The effort is a major shift for NATO, which had kept clear of civilian training missions, fearing they would undermine its military role. NATO said it would also increase training of the Afghan National Army.

Mr. Rasmussen said the training was also part of an attempt to make NATO’s contributions more helpful to the United States, which supplies the lion’s share of troops and resources in Afghanistan. NATO has 35,000 troops there, while the United States has 65,000.

“From the long-term perspective, it is essential to ensure the right military balance inside NATO in order to make sure that the Americans will still consider NATO a military alliance which is relevant for them,” Mr. Rasmussen said. “We should acknowledge and recognize the huge efforts the Americans are making and in exchange, we need to ensure that the European side of NATO also makes a balanced effort.”

NATO’s decision comes as the Obama administration is in the midst of a major review of its efforts in Afghanistan.

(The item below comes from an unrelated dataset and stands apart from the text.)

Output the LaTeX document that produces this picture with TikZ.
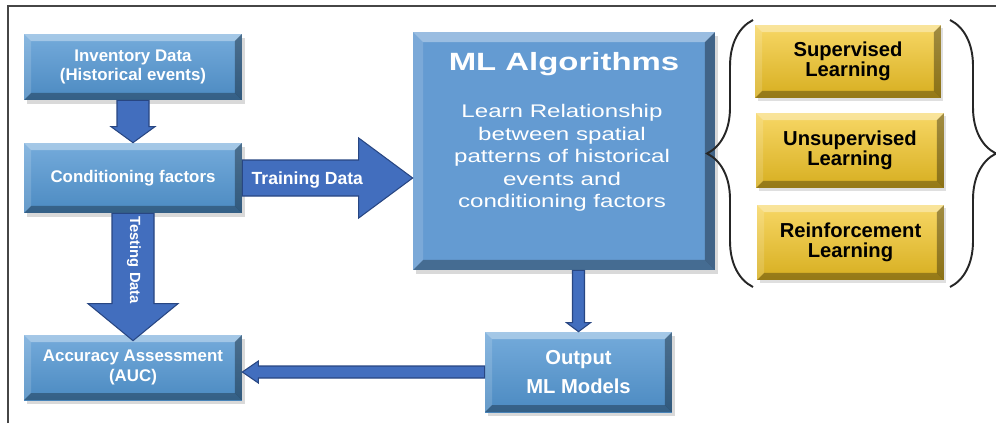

A three-star American general, who will be appointed this month, will command the police and army training missions. The United States will pay most of the bill for 2009, which will total $7 billion. NATO diplomats said the cost for 2010 would be about $17 billion.

Mr. Rasmussen, who spent last week in Washington meeting President Obama and senior Defense and State Department officials, said the current goal was to increase the number of Afghan soldiers to 130,000 by 2011 from about 93,000 today, and the Afghan police force to 84,500 from about 77,000 now.

Although no NATO country has called on the alliance to set a date for ending its mission in Afghanistan, there is a consensus building up in European capitals that the sooner the Afghan security forces are trained the sooner NATO troops can be withdrawn.

Mr. Rasmussen, the former prime minister of Denmark who took over the job of secretary general in August, would not say how many trainers NATO would request from its 28 members. He said NATO was waiting for the full assessment by Gen. Stanley A. McChrystal, the American commander of NATO forces in Afghanistan, who has been in discussions with Washington over questions of broad military strategy.